_DESCRIPTION OF THE TASK_: Omit every picture and return the rest of the data unaltered.

_DATA EXCERPT_:
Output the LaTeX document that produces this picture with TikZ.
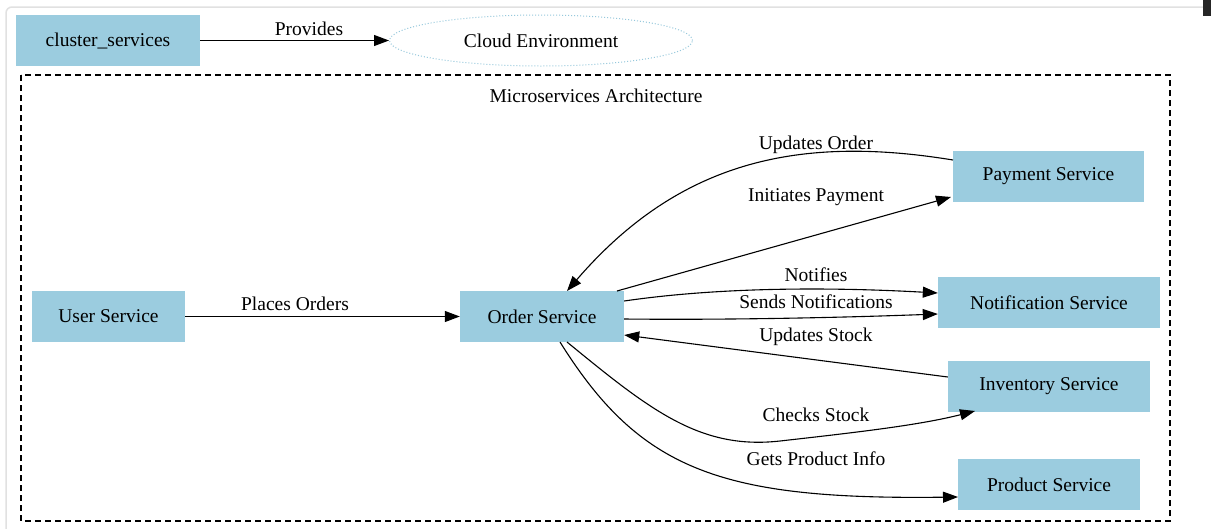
\documentclass[tikz,border=0pt]{standalone}
\usepackage{fontspec}
\setmainfont{Liberation Serif}
\usetikzlibrary{arrows.meta,shapes.geometric}
\definecolor{svcblue}{RGB}{155,204,223}
\definecolor{cloudline}{RGB}{150,200,220}
\definecolor{framegray}{RGB}{225,225,225}
\begin{document}
\begin{tikzpicture}[x=1pt,y=-1pt,
  every node/.style={font=\fontsize{19.5}{22}\selectfont},
  svc/.style={fill=svcblue, draw=none, minimum height=51pt, inner sep=0pt},
  edge/.style={draw=black, line width=1.1pt, -{Triangle[length=15pt,width=11pt]}},
  lbl/.style={inner sep=1pt}
]
\useasboundingbox (0,0) rectangle (1211,528);
\fill[white] (0,0) rectangle (1211,528);
\draw[framegray, line width=1.5pt, rounded corners=6pt] (6,540) -- (6,7) -- (1204,7);
\fill[black!85] (1203,0) rectangle (1211,16);

% top row
\node[svc, minimum width=184pt] (cs) at (108,40.5) {cluster\_services};
\node[ellipse, draw=cloudline, dotted, line width=1pt, minimum width=303pt, minimum height=51pt, inner sep=0pt] (cloud) at (541,40.5) {Cloud Environment};
\draw[edge] (cs) -- (cloud);
\node (prov) at (309,29) {Provides};

% cluster
\draw[dashed, line width=1.2pt, dash pattern=on 6pt off 4pt] (21,75) rectangle (1170,521);
\node (title) at (596,96) {Microservices Architecture};

% services
\node[svc, minimum width=153pt] (user) at (108.5,316.5) {User Service};
\node[svc, minimum width=164pt] (order) at (542,316.5) {Order Service};
\node[svc, minimum width=191pt] (pay) at (1048.5,176.5) {Payment Service};
\node[svc, minimum width=222pt] (notif) at (1049,302.5) {Notification Service};
\node[svc, minimum width=202pt] (inv) at (1049,386.5) {Inventory Service};
\node[svc, minimum width=182pt] (prod) at (1049,484.5) {Product Service};

\coordinate (p1) at (953,160);
\coordinate (o1) at (567,291);
\coordinate (o2) at (617,291);
\coordinate (p2) at (951,197);

% edges
\draw[edge] (user) -- (order);
\node (po) at (295,304) {Places Orders};
\draw[edge] (p1) .. controls (800,135) and (680,160) .. (o1);
\node (uo) at (816,145) {Updates Order};
\draw[edge] (o2) -- (p2);
\node (ip) at (816,197) {Initiates Payment};
\draw[edge] (order.east |- 0,301) .. controls (720,287) and (830,287) .. (notif.west |- 0,293);
\node (nf) at (816,275) {Notifies};
\draw[edge] (order.east |- 0,319) .. controls (720,320) and (830,318) .. (notif.west |- 0,314);
\node (sn) at (816,302) {Sends Notifications};
\draw[edge] (inv.west |- 0,377) -- (order.east |- 0,335);
\node (us) at (816,337) {Updates Stock};
\draw[edge] (567,342) .. controls (650,410) and (700,450) .. (780,441) .. controls (860,432) and (920,425) .. (975,411);
\node (cks) at (816,415) {Checks Stock};
\draw[edge] (560,342) .. controls (640,470) and (720,500) .. (958,497);
\node (gp) at (816,459) {Gets Product Info};
\end{tikzpicture}
\end{document}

_SOLUTION_:
Output the LaTeX document that produces this picture with TikZ.
\documentclass[tikz,border=0pt]{standalone}
\usepackage{fontspec}
\setmainfont{Liberation Serif}
\usetikzlibrary{arrows.meta,shapes.geometric}
\definecolor{svcblue}{RGB}{155,204,223}
\definecolor{cloudline}{RGB}{150,200,220}
\definecolor{framegray}{RGB}{225,225,225}
\begin{document}
\begin{tikzpicture}[x=1pt,y=-1pt,
  every node/.style={font=\fontsize{19.5}{22}\selectfont},
  svc/.style={fill=svcblue, draw=none, minimum height=51pt, inner sep=0pt},
  edge/.style={draw=black, line width=1.1pt, -{Triangle[length=15pt,width=11pt]}},
  lbl/.style={inner sep=1pt}
]
\useasboundingbox (0,0) rectangle (1211,528);
\fill[white] (0,0) rectangle (1211,528);
\draw[framegray, line width=1.5pt, rounded corners=6pt] (6,540) -- (6,7) -- (1204,7);
\fill[black!85] (1203,0) rectangle (1211,16);

% top row
\node[svc, minimum width=184pt] (cs) at (108,40.5) {cluster\_services};
\node[ellipse, draw=cloudline, dotted, line width=1pt, minimum width=303pt, minimum height=51pt, inner sep=0pt] (cloud) at (541,40.5) {Cloud Environment};
\draw[edge] (cs) -- (cloud);
\node (prov) at (309,29) {Provides};

% cluster
\draw[dashed, line width=1.2pt, dash pattern=on 6pt off 4pt] (21,75) rectangle (1170,521);
\node (title) at (596,96) {Microservices Architecture};

% services
\node[svc, minimum width=153pt] (user) at (108.5,316.5) {User Service};
\node[svc, minimum width=164pt] (order) at (542,316.5) {Order Service};
\node[svc, minimum width=191pt] (pay) at (1048.5,176.5) {Payment Service};
\node[svc, minimum width=222pt] (notif) at (1049,302.5) {Notification Service};
\node[svc, minimum width=202pt] (inv) at (1049,386.5) {Inventory Service};
\node[svc, minimum width=182pt] (prod) at (1049,484.5) {Product Service};

\coordinate (p1) at (953,160);
\coordinate (o1) at (567,291);
\coordinate (o2) at (617,291);
\coordinate (p2) at (951,197);

% edges
\draw[edge] (user) -- (order);
\node (po) at (295,304) {Places Orders};
\draw[edge] (p1) .. controls (800,135) and (680,160) .. (o1);
\node (uo) at (816,145) {Updates Order};
\draw[edge] (o2) -- (p2);
\node (ip) at (816,197) {Initiates Payment};
\draw[edge] (order.east |- 0,301) .. controls (720,287) and (830,287) .. (notif.west |- 0,293);
\node (nf) at (816,275) {Notifies};
\draw[edge] (order.east |- 0,319) .. controls (720,320) and (830,318) .. (notif.west |- 0,314);
\node (sn) at (816,302) {Sends Notifications};
\draw[edge] (inv.west |- 0,377) -- (order.east |- 0,335);
\node (us) at (816,337) {Updates Stock};
\draw[edge] (567,342) .. controls (650,410) and (700,450) .. (780,441) .. controls (860,432) and (920,425) .. (975,411);
\node (cks) at (816,415) {Checks Stock};
\draw[edge] (560,342) .. controls (640,470) and (720,500) .. (958,497);
\node (gp) at (816,459) {Gets Product Info};
\end{tikzpicture}
\end{document}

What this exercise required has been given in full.